I provided a reply I hoped would be welcoming and supportive, and accepted the request to join her group. Why would I not? Reluctance to be triggered? I grant you; it’s a risk. (People in my life spend a lot of time opening up to me about trauma, as it is. I’ve survived it so far.) People need to feel heard. They need emotionally secure relationships in which to open up about what hurts them. Me, too. Can I “be there” to support that? Of course I can. It’s on me to set and manage my boundaries, if it gets to be too much, and even that is a way of being there for a friend or loved one, setting that powerful example that it is also okay to set boundaries, and showing what that looks like, in practice. Practice. Yeah – and also, because I, too, am entirely made of human, I need practice, myself. Practice at listening deeply. Practice at maintaining perspective on past trauma. Practice understanding that we each walk our own hard mile. Practice at “being there” for others. Practice, frankly, at being the woman I most want to be – in every interaction, every moment, on every day.
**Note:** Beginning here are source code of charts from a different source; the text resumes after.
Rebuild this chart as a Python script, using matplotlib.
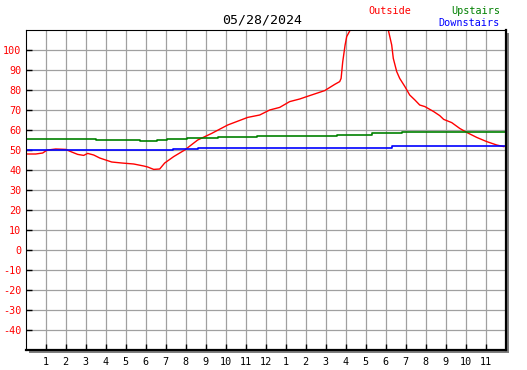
import matplotlib
matplotlib.use("Agg")
import matplotlib.pyplot as plt
from matplotlib.patches import Rectangle

# Outside temperature (hour of day, deg F)
out_hours = [0.0, 0.5, 0.85, 1.0, 1.1, 1.5, 2.0, 2.3, 2.6, 2.9, 3.1, 3.4, 3.7, 4.0,
             4.3, 4.8, 5.4, 5.9, 6.1, 6.4, 6.7, 6.95, 7.4, 7.95, 8.6, 9.3, 10.1,
             11.1, 11.7, 12.2, 12.7, 13.2, 13.7, 14.2, 14.95, 15.45, 15.7, 15.77,
             15.85, 15.97, 16.05, 16.2, 16.5, 17.2, 17.8, 18.13, 18.3, 18.38,
             18.55, 18.7, 18.96, 19.2, 19.46, 19.7, 19.96, 20.4, 20.7, 20.9,
             21.3, 21.7, 22.05, 22.55, 23.05, 23.55, 23.9]
outside = [48, 48, 48.5, 49.5, 50, 50.5, 50.3, 49, 47.8, 47.3, 48.3, 47.5, 46, 45,
           44, 43.5, 43, 42, 41.5, 40.3, 40.5, 43.5, 46.7, 50, 55, 58.3, 62.5,
           66.3, 67.5, 70, 71.3, 74.2, 75.5, 77.2, 79.7, 82.8, 84.2, 85.8,
           94, 102.5, 106.7, 109.5, 115, 118, 114, 110, 102.5, 95.8,
           89.2, 85.8, 81.7, 77.5, 75, 72.5, 71.7, 69.2, 67.2, 65.3,
           63.7, 60.8, 58.8, 56.3, 54.2, 52.5, 51.7]

# Upstairs (step changes)
up_hours = [0, 3.5, 5.7, 6.56, 7.07, 8.07, 9.6, 11.57, 15.56, 17.3, 18.8, 24]
upstairs = [55.5, 55, 54.4, 54.8, 55.5, 56, 56.5, 57, 57.5, 58.3, 58.8, 58.8]

# Downstairs (step changes)
down_hours = [0, 7.37, 8.6, 18.3, 24]
downstairs = [49.8, 50.3, 50.9, 51.8, 51.8]

x_labels = [str(h) for h in range(1, 12)] + ["12"] + [str(h) for h in range(1, 12)]
y_ticks = list(range(-40, 101, 10))

W, H = 527, 370
left, right, top, bottom = 25.7, 505.7, 30, 350
mono = "DejaVu Sans Mono"

fig = plt.figure(figsize=(W / 100, H / 100), dpi=100)
ax = fig.add_axes([left / W, 1 - bottom / H, (right - left) / W, (bottom - top) / H])

# drop shadow behind the plot box
shadow = Rectangle(((left + 3) / W, 1 - (bottom + 3) / H), (right - left) / W,
                   (bottom - top) / H, transform=fig.transFigure,
                   facecolor="#808080", edgecolor="none", zorder=-1)
fig.patches.append(shadow)

ax.plot(out_hours, outside, color="red", lw=1)
ax.step(up_hours, upstairs, where="post", color="green", lw=1.2)
ax.step(down_hours, downstairs, where="post", color="blue", lw=1.2)

ax.set_xlim(0, 24)
ax.set_ylim(-50, 110)
ax.set_xticks(range(1, 24))
ax.set_xticklabels(x_labels, fontsize=7.3, family=mono)
ax.set_yticks(y_ticks)
ax.set_yticklabels([str(v) for v in y_ticks], fontsize=7.3, family=mono, color="red")
ax.tick_params(direction="in", length=4, width=1, color="black")
ax.tick_params(axis="x", pad=5)
ax.tick_params(axis="y", pad=3)
ax.grid(True, color="#a0a0a0", lw=0.9)
ax.set_axisbelow(True)

for side in ["left", "top"]:
    ax.spines[side].set_linewidth(0.8)
for side in ["right", "bottom"]:
    ax.spines[side].set_linewidth(1.6)

fig.text(262 / W, 1 - 20 / H, "05/28/2024", ha="center", va="center",
         fontsize=9.5, family=mono)
fig.text(390 / W, 1 - 11 / H, "Outside", ha="center", va="center",
         fontsize=7.3, family=mono, color="red")
fig.text(500 / W, 1 - 11 / H, "Upstairs", ha="right", va="center",
         fontsize=7.3, family=mono, color="green")
fig.text(500 / W, 1 - 23 / H, "Downstairs", ha="right", va="center",
         fontsize=7.3, family=mono, color="blue")

fig.savefig("out.png", dpi=100)
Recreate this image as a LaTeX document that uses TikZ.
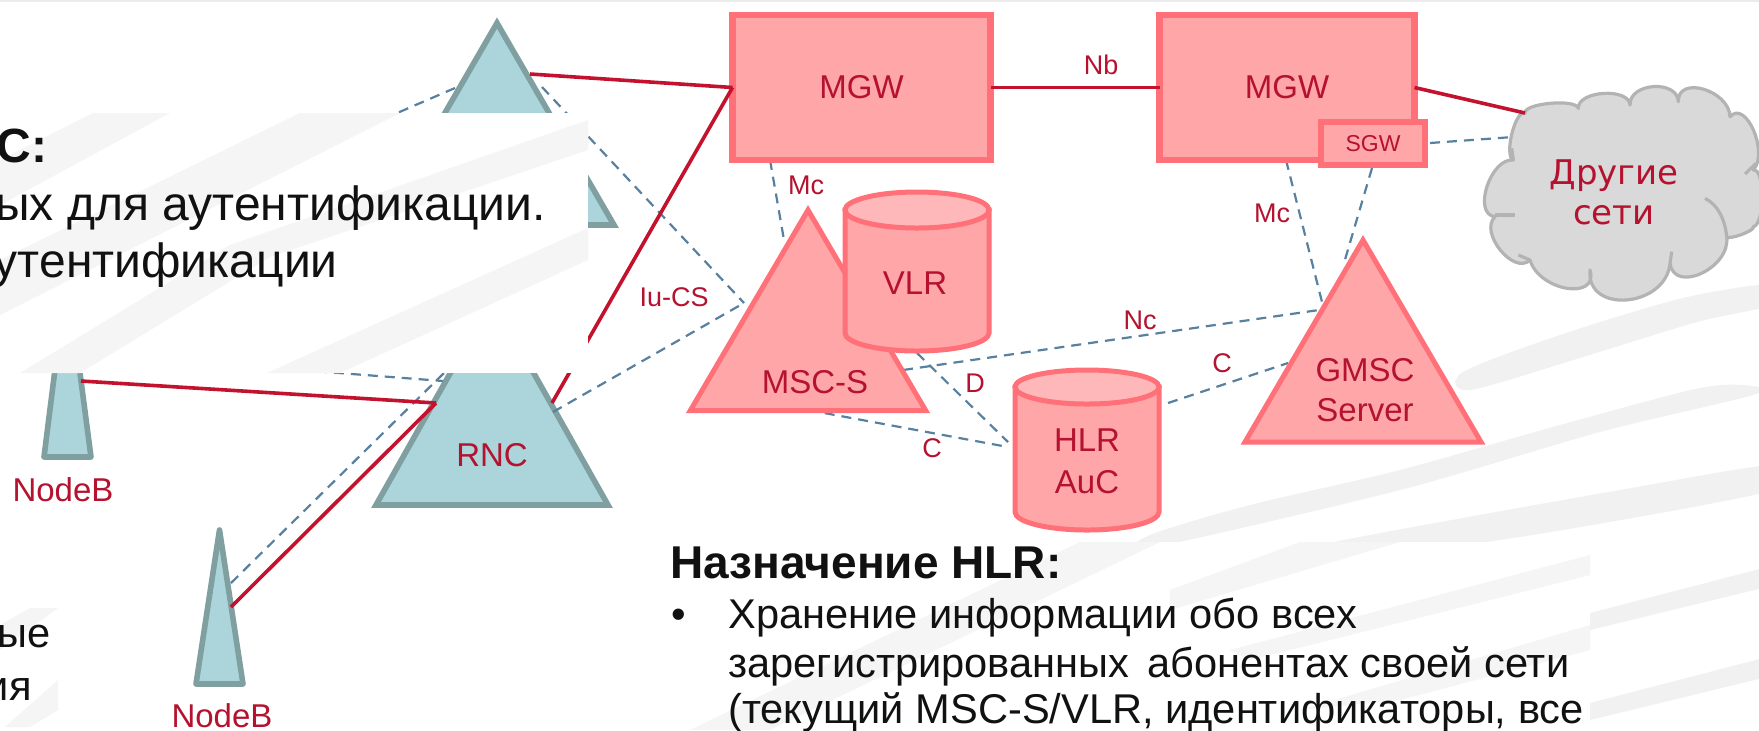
\documentclass[tikz,border=0pt]{standalone}
\usepackage{fontspec}
\setmainfont{Liberation Sans}
\newfontfamily\cloudfont{DejaVu Sans}
\definecolor{bandc}{HTML}{F1F1F1}
\definecolor{bandl}{HTML}{F5F5F5}
\definecolor{tealf}{HTML}{ABD5DB}
\definecolor{teald}{HTML}{7F9FA0}
\definecolor{pinkf}{HTML}{FFA6A8}
\definecolor{pinkt}{HTML}{FFB8B9}
\definecolor{pinkd}{HTML}{FF7078}
\definecolor{redl}{HTML}{C3122E}
\definecolor{dashc}{HTML}{58809F}
\definecolor{labc}{HTML}{B4122F}
\definecolor{cloudf}{HTML}{D9D9D9}
\definecolor{cloudd}{HTML}{B3B3B3}
\definecolor{txt}{HTML}{111111}
\tikzset{
  link/.style={draw=redl,line width=1.8pt},
  dlink/.style={draw=dashc,line width=1.1pt,dash pattern=on 5pt off 3.5pt},
  tealshape/.style={draw=teald,fill=tealf,line width=2.8pt},
  pinkshape/.style={draw=pinkd,fill=pinkf,line width=2.5pt},
  pinkbox/.style={rectangle,draw=pinkd,fill=pinkf,line width=3.3pt,inner sep=0pt,outer sep=0pt,text=labc,font=\fontsize{16.5}{20}\selectfont},
  biglab/.style={text=labc,font=\fontsize{16.5}{20}\selectfont,inner sep=0pt,align=center},
  smalllab/.style={text=labc,font=\fontsize{13.5}{16}\selectfont,inner sep=0pt},
  bodytxt/.style={text=txt,font=\fontsize{20.8}{25}\selectfont,inner sep=0pt,anchor=base west},
  sheettxt/.style={text=txt,font=\fontsize{24}{28}\selectfont,inner sep=0pt,anchor=base east},
  headtxt/.style={text=txt,font=\fontsize{23}{26}\bfseries\selectfont,inner sep=0pt,anchor=base west},
  band/.style={fill=bandc,draw=none},
  lband/.style={fill=bandl,draw=none},
  sheet/.style={fill=white,draw=none}
}
\begin{document}
\begin{tikzpicture}[x=0.5pt,y=-0.5pt]
\useasboundingbox (0,0) rectangle (1759,730);
\clip (0,0) rectangle (1759,730);
\fill[white] (0,0) rectangle (1759,730);
\fill[black!8] (0,0) rectangle (1759,2);
% background bands
\fill[band] plot[smooth cycle,tension=.5] coordinates {(1775,284) (1683,298) (1560,335) (1463,372) (1470,390) (1583,357) (1697,322) (1775,304)};
\fill[band] plot[smooth cycle,tension=.5] coordinates {(1753,386) (1700,388) (1560,425) (1400,470) (1250,505) (1150,535) (1150,548) (1400,490) (1600,432) (1753,395)};
\fill[band] plot[smooth cycle,tension=.5] coordinates {(1775,465) (1620,490) (1370,535) (1250,560) (1290,562) (1500,540) (1775,490)};
\fill[band] (1775,565) -- (1590,613) -- (1590,630) -- (1775,585) -- cycle;
\fill[band] (1775,655) -- (1590,703) -- (1590,720) -- (1775,675) -- cycle;
% connector ends
\coordinate (r1L) at (455,88);
\coordinate (r1Lx) at (300,155);
\coordinate (r1R) at (530,74);
\coordinate (r1D) at (542,87);
\coordinate (mscIu) at (744,303);
\coordinate (mscUp) at (784,240);
\coordinate (mgw1Mc) at (770,160);
\coordinate (r2R) at (552,403);
\coordinate (r2D) at (553,412);
\coordinate (r2L) at (436,403);
\coordinate (r2Lu) at (445,372);
\coordinate (r2Lw) at (443,381);
\coordinate (nbLr) at (81,381);
\coordinate (nbLx) at (300,370);
\coordinate (nbSr) at (231,607);
\coordinate (nbSd) at (231,583);
\coordinate (mgw2Mc) at (1286,160);
\coordinate (sgwD) at (1372,168);
\coordinate (gmUp) at (1344,263);
\coordinate (gmMc) at (1322,302);
\coordinate (gmNc) at (1319,310);
\coordinate (gmC) at (1288,363);
\coordinate (mscNc) at (903,370);
\coordinate (vlrD) at (917,353);
\coordinate (hlrD) at (1008,442);
\coordinate (hlrC) at (1008,447);
\coordinate (mscC) at (808,410);
\coordinate (hlrR) at (1168,403);
\coordinate (sgwR) at (1430,143);
\coordinate (clD) at (1513,137);
\coordinate (clS) at (1525,113);

% teal triangles
\path[tealshape] (497,23) -- (614,225) -- (380,225) -- cycle;
\path[tealshape] (492,299) -- (608,505) -- (376,505) -- cycle;
\path[tealshape,line join=round] (67,274) -- (91,457) -- (44,457) -- cycle;
\path[tealshape,line join=round] (219.5,530) -- (243,684) -- (196,684) -- cycle;

\draw[dlink] (r1L) -- (r1Lx);
\draw[dlink] (r1D) -- (mscIu);
\draw[dlink] (r2D) -- (mscIu);
\draw[dlink] (nbLx) -- (r2Lw);
\draw[dlink] (nbSd) -- (r2Lu);
\draw[dlink] (mgw1Mc) -- (mscUp);
\draw[dlink] (mgw2Mc) -- (gmMc);
\draw[dlink] (sgwD) -- (gmUp);
\draw[dlink] (mscNc) -- (gmNc);
\draw[dlink] (vlrD) -- (hlrD);
\draw[dlink] (mscC) -- (hlrC);
\draw[dlink] (hlrR) -- (gmC);
\draw[dlink] (sgwR) -- (clD);

\node[pinkbox,minimum width=129pt,minimum height=72.5pt] (mgwa) at (861.5,87.5) {MGW};
\node[pinkbox,minimum width=127.5pt,minimum height=72.5pt] (mgwb) at (1287,87.5) {MGW};
\draw[link] (r1R) -- (mgwa.west);
\draw[link] (r2R) -- (mgwa.west);
\draw[link] (mgwa.east) -- (mgwb.west);
\draw[link] (nbLr) -- (r2L);
\draw[link] (nbSr) -- (r2L);

% cloud, drawn in the coordinates of a 3x crop
\begin{scope}[shift={(1470,70)},x=0.16667pt,y=-0.16667pt]
\path[draw=cloudd,fill=cloudf,line width=1.6pt,line join=round]
 (165,130) .. controls (158,100) and (318,85) .. (325,115)
 .. controls (322,62) and (477,52) .. (480,105)
 .. controls (477,38) and (622,28) .. (625,95)
 .. controls (622,15) and (777,60) .. (780,140)
 .. controls (827,87) and (897,247) .. (850,300)
 .. controls (885,293) and (885,463) .. (850,470)
 .. controls (857,481) and (777,511) .. (770,500)
 .. controls (783,593) and (613,673) .. (600,580)
 .. controls (587,713) and (347,733) .. (360,600)
 .. controls (387,693) and (207,663) .. (180,570)
 .. controls (131,617) and (26,487) .. (75,440)
 .. controls (6,433) and (61,263) .. (130,270)
 .. controls (101,257) and (136,117) .. (165,130) -- cycle;
\draw[cloudd,line width=1.6pt] (705,385) .. controls (745,405) and (765,450) .. (770,500);
\draw[cloudd,line width=1.6pt] (75,435) -- (135,435);
\draw[cloudd,line width=1.6pt] (825,312) -- (858,280);
\draw[cloudd,line width=1.6pt] (180,570) -- (145,555);
\draw[cloudd,line width=1.6pt] (600,580) -- (605,545);
\draw[cloudd,line width=1.6pt] (130,270) -- (125,235);
\end{scope}
\node[inner sep=0pt,text=labc,align=center,font=\cloudfont\fontsize{17}{20}\selectfont] (net) at (1614,192) {Другие\\сети};
\draw[link] (mgwb.east) -- (clS);

\node[pinkbox,line width=3pt,minimum width=52pt,minimum height=21.5pt,font=\fontsize{11.5}{14}\selectfont] (sgw) at (1373,143.5) {SGW};

% pink triangles
\path[pinkshape] (808,210) -- (925.7,410.5) -- (690.3,410.5) -- cycle;
\path[pinkshape] (1363,240) -- (1481,442) -- (1245,442) -- cycle;
% VLR
\path[pinkshape] (845,210) -- (845,333) arc[x radius=72,y radius=18,start angle=180,end angle=0] -- (989,210) -- cycle;
\path[draw=pinkd,fill=pinkt,line width=2.5pt] (917,210) ellipse[x radius=72,y radius=18];
% HLR
\path[pinkshape] (1015,387) -- (1015,512) arc[x radius=72,y radius=18,start angle=180,end angle=0] -- (1159,387) -- cycle;
\path[draw=pinkd,fill=pinkt,line width=2.5pt] (1087,387) ellipse[x radius=72,y radius=17];

% labels
\node[biglab] (lmsc) at (815,382) {MSC-S};
\node[biglab] (lvlr) at (915,283) {VLR};
\node[biglab,font=\fontsize{16.5}{21}\selectfont] (lhlr) at (1087,461) {HLR\\AuC};
\node[biglab] (lgm) at (1365,390) {GMSC\\Server};
\node[biglab] (lrnc) at (492,455) {RNC};
\node[biglab] (lnb1) at (63,490) {NodeB};
\node[biglab,anchor=base] (lnb2) at (222,727) {NodeB};
\node[smalllab] (lnb) at (1101,65) {Nb};
\node[smalllab] (lmc1) at (806,185) {Mc};
\node[smalllab] (lmc2) at (1272,213) {Mc};
\node[smalllab] (liu) at (674,297) {Iu-CS};
\node[smalllab] (lnc) at (1140,320) {Nc};
\node[smalllab] (lc1) at (1222,363) {C};
\node[smalllab] (lc2) at (932,448) {C};
\node[smalllab] (ld) at (975,383) {D};

% pasted text sheet, upper left
\fill[sheet] (0,113) rectangle (588,373);
\fill[lband] (170,113) -- (93,113) -- (0,160) -- (0,205) -- cycle;
\fill[lband] (400,113) -- (300,113) -- (0,260) -- (0,315) -- cycle;
\fill[lband] (588,120) -- (588,150) -- (270,257) -- (80,373) -- (20,373) -- (230,245) -- cycle;
\fill[lband] (588,228) -- (588,260) -- (340,373) -- (267,373) -- cycle;
\node[headtxt,anchor=base east,font=\fontsize{24}{28}\bfseries\selectfont] (t1a) at (48,162) {С:};
\node[sheettxt] (t1b) at (546,220) {ных для аутентификации.};
\node[sheettxt] (t1c) at (338,277) {аутентификации};

% sheet lower left
\fill[sheet] (0,608) rectangle (58,727);
\fill[lband] (58,608) -- (30,608) -- (0,625) -- (0,650) -- cycle;
\fill[lband] (58,680) -- (58,710) -- (30,727) -- (5,727) -- cycle;
\node[bodytxt,anchor=base east] (t2a) at (51,647) {ые};
\node[bodytxt,anchor=base east] (t2b) at (32,700) {ия};

% sheet HLR
\fill[sheet] (658,542) rectangle (1590,730);
\fill[lband] (1160,542) -- (1080,542) -- (690,730) -- (770,730) -- cycle;
\fill[lband] (1590,555) -- (1590,575) -- (1370,630) -- (1250,660) -- (1230,650) -- cycle;
\fill[lband] (1590,625) -- (1590,650) -- (1400,700) -- (1300,710) -- cycle;
\fill[lband] (1400,542) -- (1300,542) -- (1170,590) -- (1170,610) -- cycle;
\node[headtxt] (h0) at (670,578) {Назначение HLR:};
\node[bodytxt] (hb) at (671,628) {•};
\node[bodytxt] (h1) at (728,628) {Хранение информации обо всех};
\node[bodytxt] (h2) at (728,677) {зарегистрированных\, абонентах своей сети};
\node[bodytxt] (h3) at (728,723) {(текущий MSC-S/VLR, идентификаторы, все};
\end{tikzpicture}
\end{document}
Words are just words. It’s the verbs that make changes come to life. It’s what we practice that matters; we become what we practice.

This morning I read the first of her posts (that I’ve read). I savored her voice. The difference in her style of communication. I read from a place of non-judgmental acceptance, and non-attachment. Her tale is not my tale, however similar some details may seem; she is having her own experience. I listen with empathy, consideration, compassion. I listen deeply. I recognize her humanity, her unique experience. I acknowledge the human experience beyond the words. I nod quietly, more than once. “I know you,” I think to myself. Still, I also allow her her moment; we are individuals, with our own experiences, our own pain. We’re in very different places on our individual journeys. That doesn’t matter as much as “being there” – being present, aware, and compassionate – because although we are each having our own experiences, we’re also “all in this together”. I sip my coffee and contemplate the journey stretching ahead of her.

Ask the questions. Do the verbs. Begin again.